> **Directions for this task**
Identify the lines bearing the string "script" and gather them.

> **Entries shown**
————————

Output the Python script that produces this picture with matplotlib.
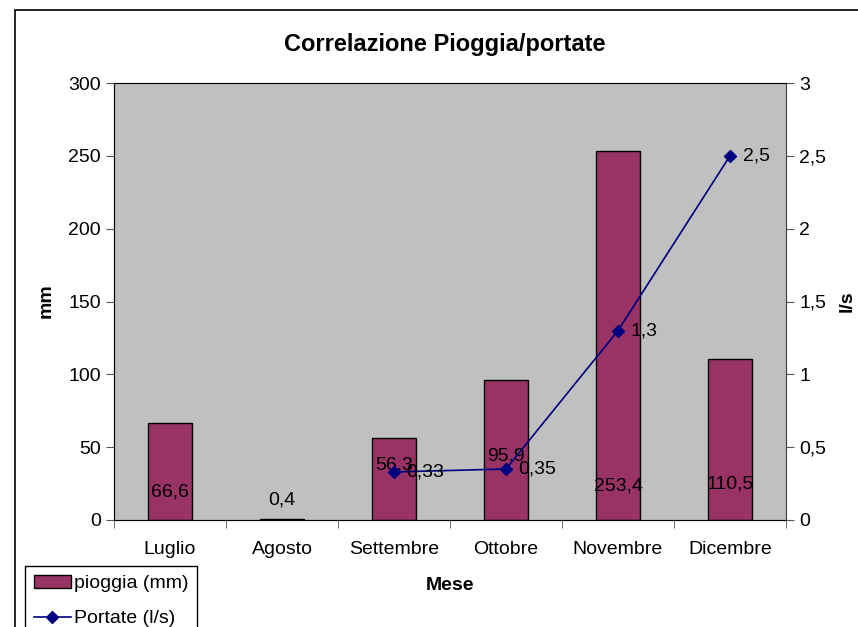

————————

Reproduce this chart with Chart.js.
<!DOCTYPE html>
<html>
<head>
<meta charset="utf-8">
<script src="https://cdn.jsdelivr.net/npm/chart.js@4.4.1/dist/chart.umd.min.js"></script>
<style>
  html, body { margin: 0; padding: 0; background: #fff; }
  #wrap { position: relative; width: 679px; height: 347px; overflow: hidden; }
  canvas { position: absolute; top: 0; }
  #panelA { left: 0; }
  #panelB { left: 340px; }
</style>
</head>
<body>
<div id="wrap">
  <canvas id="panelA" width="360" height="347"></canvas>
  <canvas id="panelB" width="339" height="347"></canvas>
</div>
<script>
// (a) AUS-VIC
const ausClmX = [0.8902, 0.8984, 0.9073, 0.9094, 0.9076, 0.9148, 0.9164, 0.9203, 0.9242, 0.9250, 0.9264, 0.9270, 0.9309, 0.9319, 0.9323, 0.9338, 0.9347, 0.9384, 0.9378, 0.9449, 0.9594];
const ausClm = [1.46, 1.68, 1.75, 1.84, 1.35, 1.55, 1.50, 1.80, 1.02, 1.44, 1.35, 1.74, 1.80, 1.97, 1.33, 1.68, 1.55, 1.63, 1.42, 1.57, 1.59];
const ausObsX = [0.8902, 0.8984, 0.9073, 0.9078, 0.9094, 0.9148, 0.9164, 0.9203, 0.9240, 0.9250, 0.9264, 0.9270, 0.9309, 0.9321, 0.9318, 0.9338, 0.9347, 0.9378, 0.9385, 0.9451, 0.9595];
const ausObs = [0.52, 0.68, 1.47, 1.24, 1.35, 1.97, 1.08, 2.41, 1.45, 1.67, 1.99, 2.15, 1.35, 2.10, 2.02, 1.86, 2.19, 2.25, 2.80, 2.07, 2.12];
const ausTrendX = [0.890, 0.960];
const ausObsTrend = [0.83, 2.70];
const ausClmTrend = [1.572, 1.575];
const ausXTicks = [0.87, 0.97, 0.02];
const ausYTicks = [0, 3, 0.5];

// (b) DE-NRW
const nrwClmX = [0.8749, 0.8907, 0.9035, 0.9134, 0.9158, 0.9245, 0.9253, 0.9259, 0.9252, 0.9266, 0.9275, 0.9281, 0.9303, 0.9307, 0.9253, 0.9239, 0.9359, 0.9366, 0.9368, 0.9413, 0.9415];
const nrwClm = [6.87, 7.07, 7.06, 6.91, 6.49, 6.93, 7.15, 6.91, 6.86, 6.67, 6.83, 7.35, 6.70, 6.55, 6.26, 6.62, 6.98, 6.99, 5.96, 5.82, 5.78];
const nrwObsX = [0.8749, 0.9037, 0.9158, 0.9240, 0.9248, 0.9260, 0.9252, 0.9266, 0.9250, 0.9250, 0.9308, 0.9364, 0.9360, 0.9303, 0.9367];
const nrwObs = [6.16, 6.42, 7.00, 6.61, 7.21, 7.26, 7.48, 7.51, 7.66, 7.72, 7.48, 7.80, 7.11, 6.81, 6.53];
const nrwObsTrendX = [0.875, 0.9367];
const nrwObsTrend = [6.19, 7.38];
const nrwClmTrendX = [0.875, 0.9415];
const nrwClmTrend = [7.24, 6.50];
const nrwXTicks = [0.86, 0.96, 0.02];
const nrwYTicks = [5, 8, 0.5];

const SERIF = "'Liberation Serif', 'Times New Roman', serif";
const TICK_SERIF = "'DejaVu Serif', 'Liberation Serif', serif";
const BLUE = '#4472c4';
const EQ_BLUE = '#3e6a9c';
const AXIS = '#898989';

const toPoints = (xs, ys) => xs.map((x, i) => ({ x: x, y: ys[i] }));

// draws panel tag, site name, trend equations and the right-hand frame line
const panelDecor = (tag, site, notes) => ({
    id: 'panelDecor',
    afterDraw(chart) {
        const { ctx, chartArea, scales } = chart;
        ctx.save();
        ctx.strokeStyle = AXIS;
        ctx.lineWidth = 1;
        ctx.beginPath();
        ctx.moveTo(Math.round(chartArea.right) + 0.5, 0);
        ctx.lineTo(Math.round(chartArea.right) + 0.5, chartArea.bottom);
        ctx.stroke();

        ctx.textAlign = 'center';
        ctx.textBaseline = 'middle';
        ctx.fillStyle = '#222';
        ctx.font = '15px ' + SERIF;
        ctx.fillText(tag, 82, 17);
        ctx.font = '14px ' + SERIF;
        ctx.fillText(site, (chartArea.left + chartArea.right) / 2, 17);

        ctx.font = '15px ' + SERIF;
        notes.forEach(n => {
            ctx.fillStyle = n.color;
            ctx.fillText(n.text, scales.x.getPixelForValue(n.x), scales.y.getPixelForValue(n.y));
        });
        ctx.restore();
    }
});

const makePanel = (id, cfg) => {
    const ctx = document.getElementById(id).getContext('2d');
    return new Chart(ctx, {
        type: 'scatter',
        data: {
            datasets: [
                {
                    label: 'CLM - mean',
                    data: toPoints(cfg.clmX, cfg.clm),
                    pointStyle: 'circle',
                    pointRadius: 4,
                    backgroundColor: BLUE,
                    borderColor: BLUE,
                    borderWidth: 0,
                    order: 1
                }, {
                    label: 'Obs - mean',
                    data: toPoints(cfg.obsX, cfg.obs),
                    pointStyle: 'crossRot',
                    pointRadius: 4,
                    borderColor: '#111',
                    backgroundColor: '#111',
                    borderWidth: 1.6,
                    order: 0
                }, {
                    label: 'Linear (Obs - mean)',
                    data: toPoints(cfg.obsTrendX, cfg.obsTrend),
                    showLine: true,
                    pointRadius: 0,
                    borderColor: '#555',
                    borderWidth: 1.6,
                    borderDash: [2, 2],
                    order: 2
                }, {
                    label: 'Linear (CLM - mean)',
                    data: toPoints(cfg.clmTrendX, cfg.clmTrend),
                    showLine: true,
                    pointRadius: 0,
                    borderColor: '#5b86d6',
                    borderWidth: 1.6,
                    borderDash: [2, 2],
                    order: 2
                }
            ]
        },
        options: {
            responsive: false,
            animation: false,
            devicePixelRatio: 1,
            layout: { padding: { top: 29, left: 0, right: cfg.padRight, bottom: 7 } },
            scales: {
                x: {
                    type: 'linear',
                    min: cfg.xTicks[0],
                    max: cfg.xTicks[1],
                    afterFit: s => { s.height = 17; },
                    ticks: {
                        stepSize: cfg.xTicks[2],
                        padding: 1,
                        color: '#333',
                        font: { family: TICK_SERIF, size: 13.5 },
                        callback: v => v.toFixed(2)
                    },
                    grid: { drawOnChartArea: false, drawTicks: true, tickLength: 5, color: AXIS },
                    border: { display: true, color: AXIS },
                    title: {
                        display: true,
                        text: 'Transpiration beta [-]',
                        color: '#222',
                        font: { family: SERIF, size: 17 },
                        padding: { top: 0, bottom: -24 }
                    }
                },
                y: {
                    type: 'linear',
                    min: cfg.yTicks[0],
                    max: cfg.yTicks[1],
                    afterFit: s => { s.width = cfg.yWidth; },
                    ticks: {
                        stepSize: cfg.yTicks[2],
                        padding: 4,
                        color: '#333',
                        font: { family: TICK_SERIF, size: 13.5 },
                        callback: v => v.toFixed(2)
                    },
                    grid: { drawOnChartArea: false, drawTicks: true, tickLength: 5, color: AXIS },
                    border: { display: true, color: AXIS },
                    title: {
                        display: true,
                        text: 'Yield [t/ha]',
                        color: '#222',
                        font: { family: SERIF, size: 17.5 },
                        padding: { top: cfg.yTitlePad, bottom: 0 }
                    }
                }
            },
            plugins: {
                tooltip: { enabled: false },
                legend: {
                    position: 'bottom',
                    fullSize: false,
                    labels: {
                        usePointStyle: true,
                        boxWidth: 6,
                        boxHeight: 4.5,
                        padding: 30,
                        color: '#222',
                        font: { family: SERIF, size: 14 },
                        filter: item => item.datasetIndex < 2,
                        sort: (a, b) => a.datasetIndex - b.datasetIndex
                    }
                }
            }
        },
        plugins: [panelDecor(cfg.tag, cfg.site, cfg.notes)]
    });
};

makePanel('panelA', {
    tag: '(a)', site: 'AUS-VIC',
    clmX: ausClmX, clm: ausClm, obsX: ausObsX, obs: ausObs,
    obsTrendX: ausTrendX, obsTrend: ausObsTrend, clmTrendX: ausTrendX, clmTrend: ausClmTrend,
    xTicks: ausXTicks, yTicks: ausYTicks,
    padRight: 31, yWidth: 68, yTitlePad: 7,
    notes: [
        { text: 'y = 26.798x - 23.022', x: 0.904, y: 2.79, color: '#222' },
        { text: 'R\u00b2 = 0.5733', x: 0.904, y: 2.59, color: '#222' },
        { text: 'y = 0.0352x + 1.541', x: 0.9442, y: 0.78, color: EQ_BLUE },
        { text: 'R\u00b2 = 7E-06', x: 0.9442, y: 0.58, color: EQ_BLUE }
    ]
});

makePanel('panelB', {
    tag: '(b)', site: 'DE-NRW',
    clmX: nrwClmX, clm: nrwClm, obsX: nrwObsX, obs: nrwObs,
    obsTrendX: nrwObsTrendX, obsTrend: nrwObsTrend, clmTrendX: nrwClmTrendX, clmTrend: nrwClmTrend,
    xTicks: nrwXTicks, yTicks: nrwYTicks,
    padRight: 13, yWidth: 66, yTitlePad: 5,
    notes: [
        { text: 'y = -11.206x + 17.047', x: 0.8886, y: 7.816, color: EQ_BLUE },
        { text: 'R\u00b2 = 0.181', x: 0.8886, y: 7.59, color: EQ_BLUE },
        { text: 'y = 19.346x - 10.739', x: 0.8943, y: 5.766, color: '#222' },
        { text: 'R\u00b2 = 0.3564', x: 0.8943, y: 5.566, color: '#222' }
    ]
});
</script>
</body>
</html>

————————

> **Output of the exercise**
Output the Python script that produces this picture with matplotlib.
<script src="https://cdn.jsdelivr.net/npm/chart.js@4.4.1/dist/chart.umd.min.js"></script>
<script>
</script>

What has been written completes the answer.